J'ai une perspective différente de la vôtre. J'ai choisi une autre voie. Je n'ai pas fait d'études en droit, et j'ai abouti au Comité par d'autres moyens. En examinant ces questions d'un point de vue non juridique, il me semble que les accords de réparation soulèvent un enjeu qui vient chercher la sympathie de la population. Si vous me le permettez, monsieur Jull, j'aimerais revenir sur une chose que vous avez dite au sujet de l'objectif d'un accord de réparation. Cela atténue les répercussions qu'une condamnation au criminel d'une organisation pourrait avoir sur ses employés et ses actionnaires et d'autres tierces parties. Autrement dit, cela vise à éviter que des innocents fassent les frais des méfaits, des actes répréhensibles et des malversations d'un petit nombre d'individus.
Nous nous souvenons de la réaction des Canadiens à l'égard des retraités de Sears qui étaient relégués à la fin de la file pour toucher leurs pensions, et nous avons les préoccupations bien réelles des travailleurs de GM à Oshawa. Les travailleurs ne devraient pas avoir à faire les frais des décisions ou des activités illégales de quelques cadres d'entreprise ou même de cadres intermédiaires, pour reprendre votre expression.

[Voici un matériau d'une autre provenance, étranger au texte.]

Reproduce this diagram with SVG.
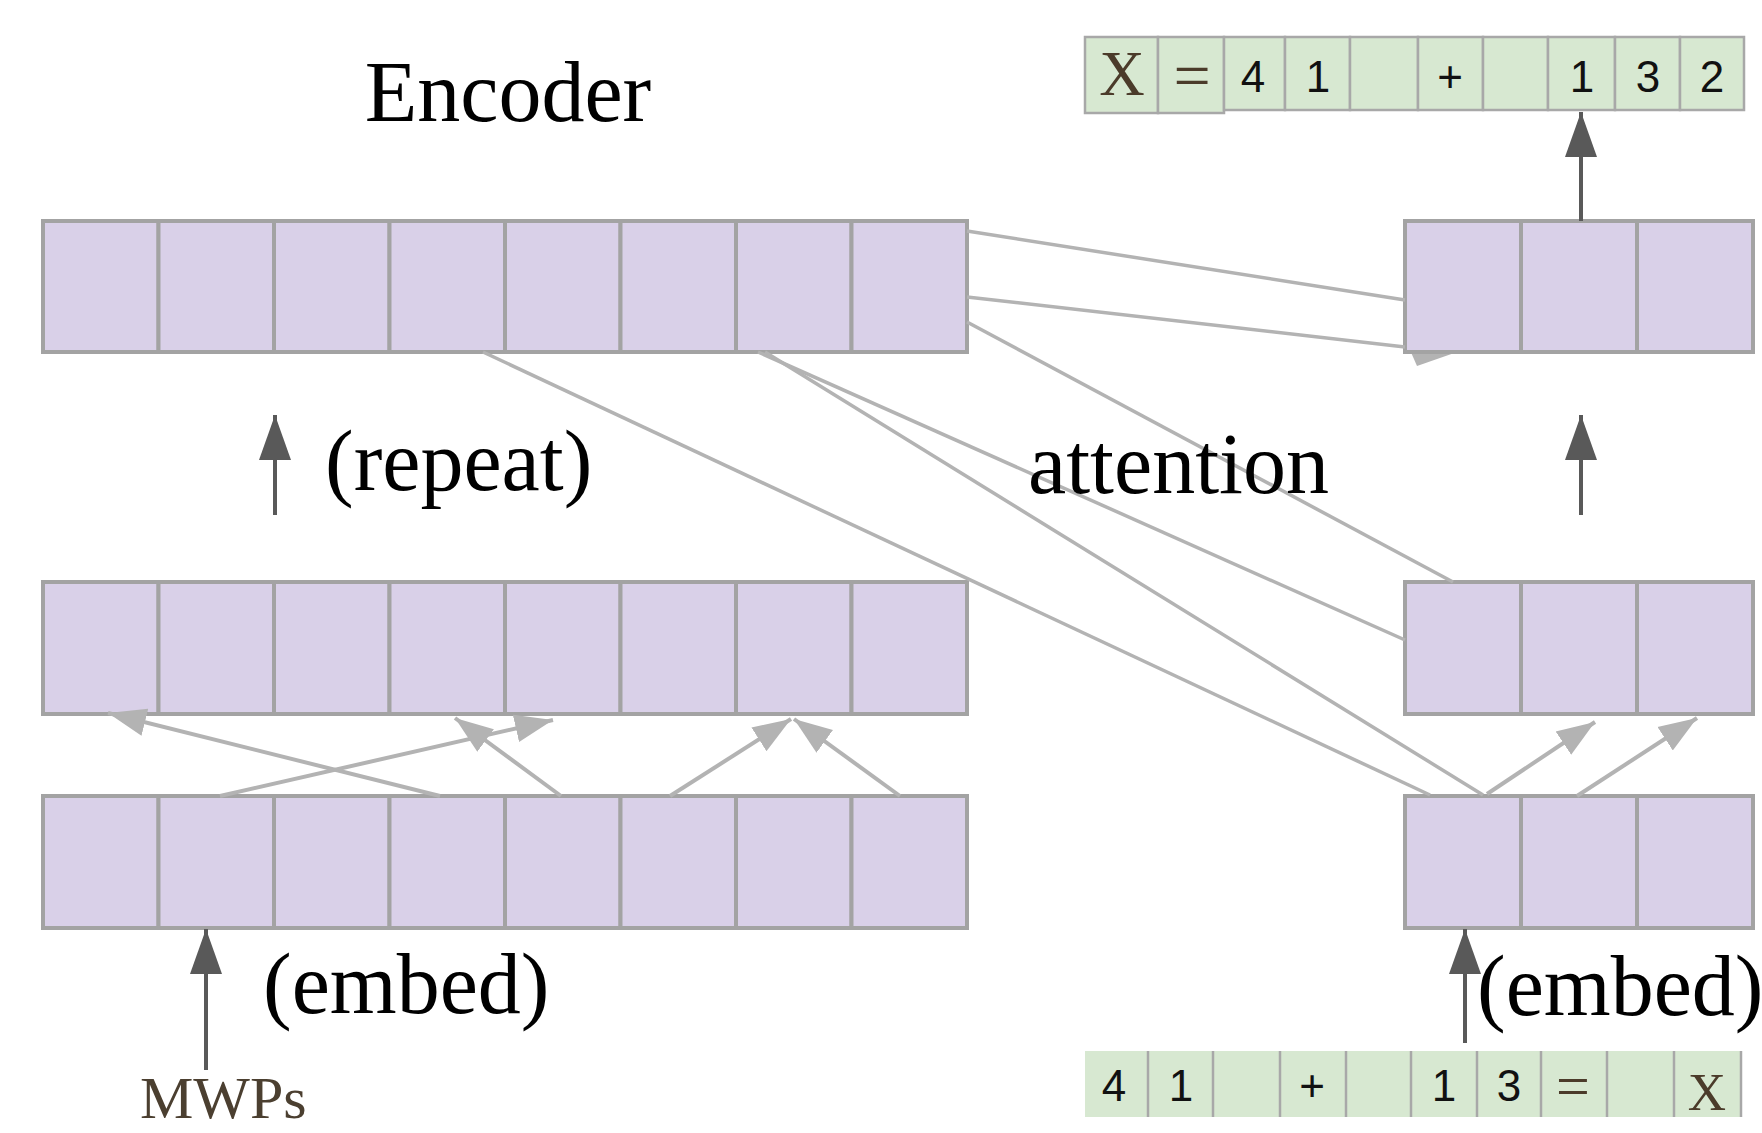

Je tiendrais le même discours si c'était une société pétrolière, gazière ou minière ou une entreprise de construction de l'Ouest canadien dont les travailleurs se trouveraient en position vulnérable s'ils étaient dans la même situation que les travailleurs, les fournisseurs et les retraités de SNC-Lavalin. Il y a eu certains commentaires au sujet de cette partie de la loi. Lorsque le poursuivant examine la possibilité d'un accord de réparation — et vous y avez fait allusion, monsieur Jull —, la mesure législative prévoit que:
dans le cas où l’infraction imputée à l’organisation est une infraction visée aux articles 3 ou 4 de la Loi sur la corruption d’agents publics étrangers, le poursuivant ne doit pas prendre en compte les considérations d’intérêt économique national, les effets possibles sur les relations avec un État autre que le Canada ou l’identité des organisations ou individus en cause.
Les considérations d'intérêt économique national sont un élément important. Vous nous avez aussi souligné une autre partie de la loi où il est question de l'atténuation des conséquences sur les travailleurs. Toutefois, même l'expression « intérêt économique national » ne signifie pas qu'un procureur général ne peut pas considérer les répercussions sur des employés précis, par exemple, ou des retraités ou les milliers de personnes qui travaillent pour l'entreprise et qui n'ont rien fait de mal. Qui plus est, bien que la loi interdise de prendre en compte les considérations d'intérêt économique national, la loi indique expressément les facteurs que le poursuivant peut prendre en compte, ce qui inclut « tout autre facteur qu'il juge pertinent ».
Diriez-vous que cela laisse une grande marge de manoeuvre au poursuivant, qui pourrait être le procureur général, pour prendre en compte une vaste gamme de facteurs, y compris les répercussions sur l'économie locale de la non-conclusion d'un accord de réparation? Nous avons déjà établi que le procureur général peut avoir des discussions avec le premier ministre dans son bureau au sujet de ces considérations, et vous pouvez vous imaginer que ces discussions porteraient sur des sujets très variés. Devons-nous comprendre que l'interdiction touchant les considérations d'intérêt économique national ne signifie pas que le poursuivant ne peut prendre en compte l'intérêt économique?